The act of a majority of the Directors present at a meeting at which a quorum is present shall be the act of the Board of Directors, unless law, the Corporation’s Articles of Organization or these By-Laws, requires the act of a greater number.
Directors shall not be compensated for their services as Directors other than the reimbursement of reasonable and necessary expenses incurred in the performance of such services. In recognition of their time spent for the Corporation, the Directors shall receive classes and Access Membership at no charge.
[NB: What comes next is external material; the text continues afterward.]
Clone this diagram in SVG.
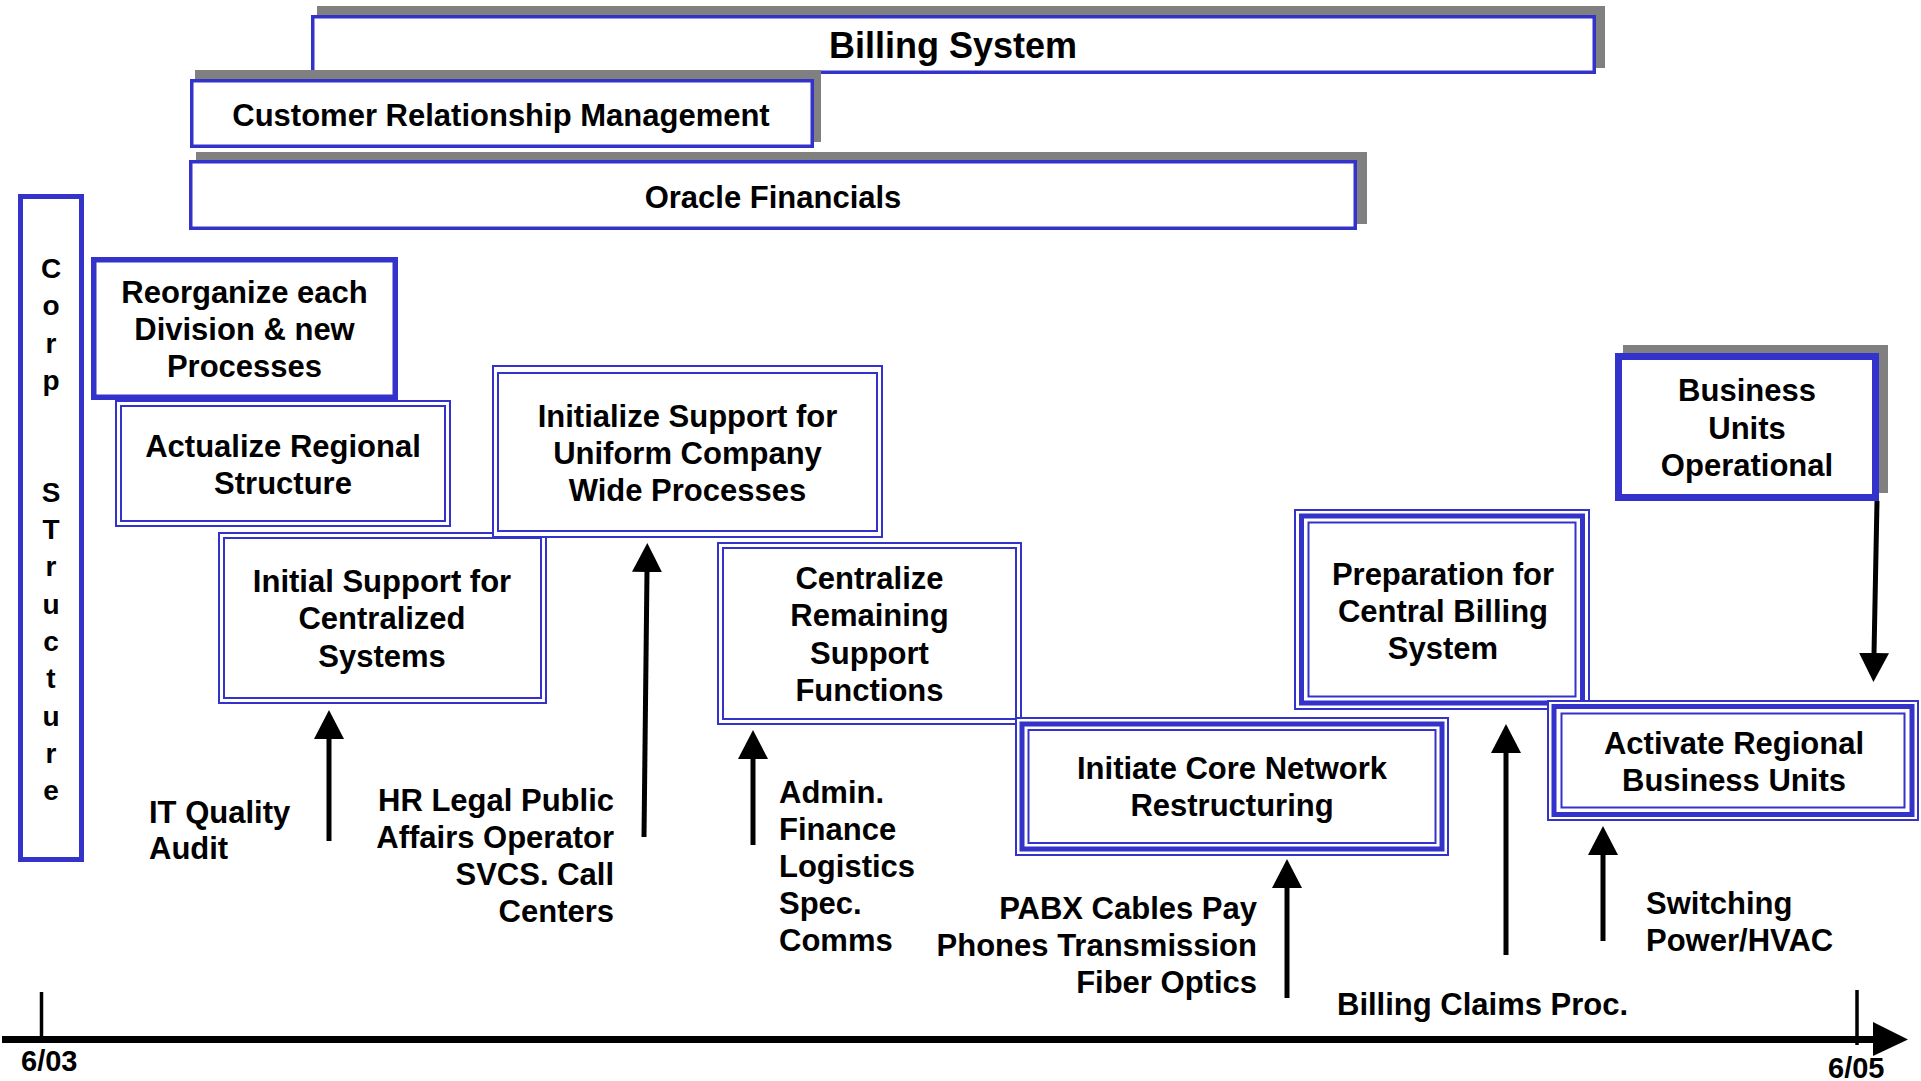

The Board of Directors of the Corporation may designate Honorary Members of the Board of Directors to serve in an advisory role. Honorary Members of the Board of Directors may be elected by a majority vote at any annual, regular, or special meeting of the Board. Honorary Board Members will be recognized for their dedication to the mission of CCTV and shall be interested and willing to assist when called upon by a. Providing guidance and advice, b. Providing or helping to procure resources, c. Advocating on behalf of CCTV, and d. Permitting their names to be used in support of CCTV. Such members shall have no voting powers, have no board authority, and have no term length. Honorary Board Member status exists until the person asks to have the status removed or by majority board vote at a regular or special meeting of the Board of Directors. An Honorary Board Member shall receive notice of each Board meeting, be allowed to participate in the discussion at the Board meetings, but shall not have voting rights as a Director, except where otherwise specifically authorized under these By-Laws. An Honorary Board Member shall receive all of the benefits of Access Membership in CCTV. An Honorary Board Member may be elected to full Board status via the normal nomination procedure. Honorary status is automatically terminated with the establishment of full Board status. Except as provided in this section (Art. III, Sec. 11), no part of this By-Law shall apply to Honorary Members unless it is expressly stated to so apply, and a reference herein to Members shall not be or be construed to be a reference to Honorary Board Members.